• **WRITTEN TASK**
In the listing that follows, retype every line from the first through the one containing "const FONT = 'Liberation". Pictures are to be left out.

• **DATA BLOCK**
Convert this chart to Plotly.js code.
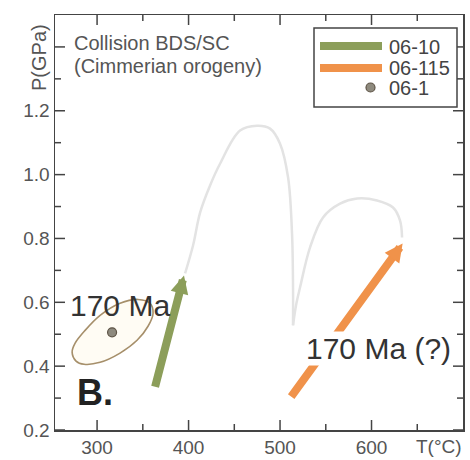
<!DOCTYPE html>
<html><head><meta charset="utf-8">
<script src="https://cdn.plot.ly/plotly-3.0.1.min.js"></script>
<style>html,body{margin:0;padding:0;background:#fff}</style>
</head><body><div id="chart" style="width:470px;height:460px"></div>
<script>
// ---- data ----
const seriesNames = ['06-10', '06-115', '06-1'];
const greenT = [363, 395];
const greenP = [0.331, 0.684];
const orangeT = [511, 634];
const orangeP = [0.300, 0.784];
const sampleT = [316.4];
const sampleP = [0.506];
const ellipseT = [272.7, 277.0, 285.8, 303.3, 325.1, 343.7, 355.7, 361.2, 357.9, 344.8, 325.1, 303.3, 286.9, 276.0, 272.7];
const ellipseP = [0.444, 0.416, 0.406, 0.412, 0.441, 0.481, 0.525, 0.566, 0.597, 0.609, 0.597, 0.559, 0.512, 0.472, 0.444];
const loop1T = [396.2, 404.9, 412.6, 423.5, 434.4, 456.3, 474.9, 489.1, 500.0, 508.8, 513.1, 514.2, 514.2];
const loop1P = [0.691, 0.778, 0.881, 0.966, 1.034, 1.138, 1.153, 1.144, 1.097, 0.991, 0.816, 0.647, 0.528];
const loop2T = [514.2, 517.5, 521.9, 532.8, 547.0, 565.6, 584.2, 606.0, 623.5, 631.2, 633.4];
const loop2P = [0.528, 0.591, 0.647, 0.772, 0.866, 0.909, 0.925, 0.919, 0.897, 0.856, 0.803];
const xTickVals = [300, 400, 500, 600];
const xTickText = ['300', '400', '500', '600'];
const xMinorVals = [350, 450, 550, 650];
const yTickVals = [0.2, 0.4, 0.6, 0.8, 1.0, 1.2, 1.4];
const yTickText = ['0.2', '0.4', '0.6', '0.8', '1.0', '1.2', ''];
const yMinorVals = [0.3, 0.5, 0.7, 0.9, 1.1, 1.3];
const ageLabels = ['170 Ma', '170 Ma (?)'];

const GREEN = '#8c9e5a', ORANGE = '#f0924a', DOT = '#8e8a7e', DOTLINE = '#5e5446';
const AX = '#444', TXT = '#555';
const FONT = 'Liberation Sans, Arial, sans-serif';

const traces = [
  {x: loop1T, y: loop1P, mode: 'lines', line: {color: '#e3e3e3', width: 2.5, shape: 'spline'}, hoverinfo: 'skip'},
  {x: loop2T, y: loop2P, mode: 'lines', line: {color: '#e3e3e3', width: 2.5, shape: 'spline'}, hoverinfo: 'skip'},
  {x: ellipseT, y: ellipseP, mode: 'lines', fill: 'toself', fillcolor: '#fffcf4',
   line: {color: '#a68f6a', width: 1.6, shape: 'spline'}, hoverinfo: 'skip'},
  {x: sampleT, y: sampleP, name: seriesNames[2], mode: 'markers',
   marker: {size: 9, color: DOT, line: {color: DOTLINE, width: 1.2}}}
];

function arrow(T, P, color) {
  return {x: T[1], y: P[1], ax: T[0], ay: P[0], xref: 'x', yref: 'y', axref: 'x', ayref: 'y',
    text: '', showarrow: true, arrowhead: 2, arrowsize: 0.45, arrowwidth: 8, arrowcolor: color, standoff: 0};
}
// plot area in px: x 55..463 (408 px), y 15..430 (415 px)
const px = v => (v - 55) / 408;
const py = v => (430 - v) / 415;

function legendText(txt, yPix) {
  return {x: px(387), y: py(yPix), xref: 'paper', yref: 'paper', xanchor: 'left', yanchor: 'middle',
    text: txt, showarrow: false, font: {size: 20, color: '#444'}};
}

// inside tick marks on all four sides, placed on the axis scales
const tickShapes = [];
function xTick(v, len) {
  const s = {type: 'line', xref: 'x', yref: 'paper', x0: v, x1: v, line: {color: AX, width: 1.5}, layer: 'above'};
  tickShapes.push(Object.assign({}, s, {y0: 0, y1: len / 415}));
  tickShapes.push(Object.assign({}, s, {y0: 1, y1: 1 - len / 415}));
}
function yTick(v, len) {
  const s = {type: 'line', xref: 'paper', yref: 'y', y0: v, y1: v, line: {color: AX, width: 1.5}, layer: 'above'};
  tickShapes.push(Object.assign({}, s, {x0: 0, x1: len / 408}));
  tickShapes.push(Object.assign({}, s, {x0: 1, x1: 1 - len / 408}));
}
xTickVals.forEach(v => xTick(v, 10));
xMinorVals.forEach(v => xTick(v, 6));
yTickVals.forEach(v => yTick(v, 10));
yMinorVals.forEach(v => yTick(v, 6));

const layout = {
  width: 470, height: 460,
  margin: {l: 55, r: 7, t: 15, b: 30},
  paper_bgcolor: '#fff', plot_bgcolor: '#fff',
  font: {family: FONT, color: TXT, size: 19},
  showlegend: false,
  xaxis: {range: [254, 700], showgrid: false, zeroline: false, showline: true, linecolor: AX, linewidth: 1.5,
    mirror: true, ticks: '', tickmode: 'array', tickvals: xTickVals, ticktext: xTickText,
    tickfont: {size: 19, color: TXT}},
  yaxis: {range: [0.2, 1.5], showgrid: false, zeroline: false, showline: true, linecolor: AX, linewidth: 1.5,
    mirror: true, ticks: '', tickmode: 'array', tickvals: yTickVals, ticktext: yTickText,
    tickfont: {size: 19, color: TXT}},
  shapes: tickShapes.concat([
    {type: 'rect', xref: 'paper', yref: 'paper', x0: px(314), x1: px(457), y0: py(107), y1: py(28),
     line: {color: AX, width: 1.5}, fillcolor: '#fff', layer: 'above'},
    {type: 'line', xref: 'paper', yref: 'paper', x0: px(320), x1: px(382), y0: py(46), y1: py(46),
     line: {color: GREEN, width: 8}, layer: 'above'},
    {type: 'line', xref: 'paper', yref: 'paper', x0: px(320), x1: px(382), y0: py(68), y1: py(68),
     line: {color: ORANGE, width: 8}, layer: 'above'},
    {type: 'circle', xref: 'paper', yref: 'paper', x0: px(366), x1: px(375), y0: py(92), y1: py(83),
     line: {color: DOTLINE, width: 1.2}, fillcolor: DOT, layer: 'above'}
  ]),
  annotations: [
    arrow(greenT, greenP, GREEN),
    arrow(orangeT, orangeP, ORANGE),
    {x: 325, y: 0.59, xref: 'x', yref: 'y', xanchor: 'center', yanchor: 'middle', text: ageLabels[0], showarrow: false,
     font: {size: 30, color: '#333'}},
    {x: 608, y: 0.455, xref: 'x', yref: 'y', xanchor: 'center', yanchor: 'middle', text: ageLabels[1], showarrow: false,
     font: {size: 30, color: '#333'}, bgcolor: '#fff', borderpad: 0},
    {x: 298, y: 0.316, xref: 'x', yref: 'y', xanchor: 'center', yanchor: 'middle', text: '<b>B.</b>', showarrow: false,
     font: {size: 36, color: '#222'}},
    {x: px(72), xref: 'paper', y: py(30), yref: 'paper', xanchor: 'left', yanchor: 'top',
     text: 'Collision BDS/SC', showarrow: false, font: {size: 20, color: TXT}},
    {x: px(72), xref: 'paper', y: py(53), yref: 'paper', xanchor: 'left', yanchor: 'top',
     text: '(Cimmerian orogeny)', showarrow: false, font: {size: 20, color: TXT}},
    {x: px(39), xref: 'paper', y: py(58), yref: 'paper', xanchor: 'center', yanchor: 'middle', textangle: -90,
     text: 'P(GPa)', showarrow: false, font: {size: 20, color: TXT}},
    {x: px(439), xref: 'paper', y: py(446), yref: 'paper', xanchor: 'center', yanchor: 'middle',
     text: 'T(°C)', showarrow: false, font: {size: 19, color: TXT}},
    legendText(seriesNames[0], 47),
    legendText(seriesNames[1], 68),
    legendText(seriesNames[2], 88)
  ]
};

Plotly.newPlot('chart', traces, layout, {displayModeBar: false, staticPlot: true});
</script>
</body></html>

• **EXERCISE SOLUTION**
Convert this chart to Plotly.js code.
<!DOCTYPE html>
<html><head><meta charset="utf-8">
<script src="https://cdn.plot.ly/plotly-3.0.1.min.js"></script>
<style>html,body{margin:0;padding:0;background:#fff}</style>
</head><body><div id="chart" style="width:470px;height:460px"></div>
<script>
// ---- data ----
const seriesNames = ['06-10', '06-115', '06-1'];
const greenT = [363, 395];
const greenP = [0.331, 0.684];
const orangeT = [511, 634];
const orangeP = [0.300, 0.784];
const sampleT = [316.4];
const sampleP = [0.506];
const ellipseT = [272.7, 277.0, 285.8, 303.3, 325.1, 343.7, 355.7, 361.2, 357.9, 344.8, 325.1, 303.3, 286.9, 276.0, 272.7];
const ellipseP = [0.444, 0.416, 0.406, 0.412, 0.441, 0.481, 0.525, 0.566, 0.597, 0.609, 0.597, 0.559, 0.512, 0.472, 0.444];
const loop1T = [396.2, 404.9, 412.6, 423.5, 434.4, 456.3, 474.9, 489.1, 500.0, 508.8, 513.1, 514.2, 514.2];
const loop1P = [0.691, 0.778, 0.881, 0.966, 1.034, 1.138, 1.153, 1.144, 1.097, 0.991, 0.816, 0.647, 0.528];
const loop2T = [514.2, 517.5, 521.9, 532.8, 547.0, 565.6, 584.2, 606.0, 623.5, 631.2, 633.4];
const loop2P = [0.528, 0.591, 0.647, 0.772, 0.866, 0.909, 0.925, 0.919, 0.897, 0.856, 0.803];
const xTickVals = [300, 400, 500, 600];
const xTickText = ['300', '400', '500', '600'];
const xMinorVals = [350, 450, 550, 650];
const yTickVals = [0.2, 0.4, 0.6, 0.8, 1.0, 1.2, 1.4];
const yTickText = ['0.2', '0.4', '0.6', '0.8', '1.0', '1.2', ''];
const yMinorVals = [0.3, 0.5, 0.7, 0.9, 1.1, 1.3];
const ageLabels = ['170 Ma', '170 Ma (?)'];

const GREEN = '#8c9e5a', ORANGE = '#f0924a', DOT = '#8e8a7e', DOTLINE = '#5e5446';
const AX = '#444', TXT = '#555';
const FONT = 'Liberation Sans, Arial, sans-serif';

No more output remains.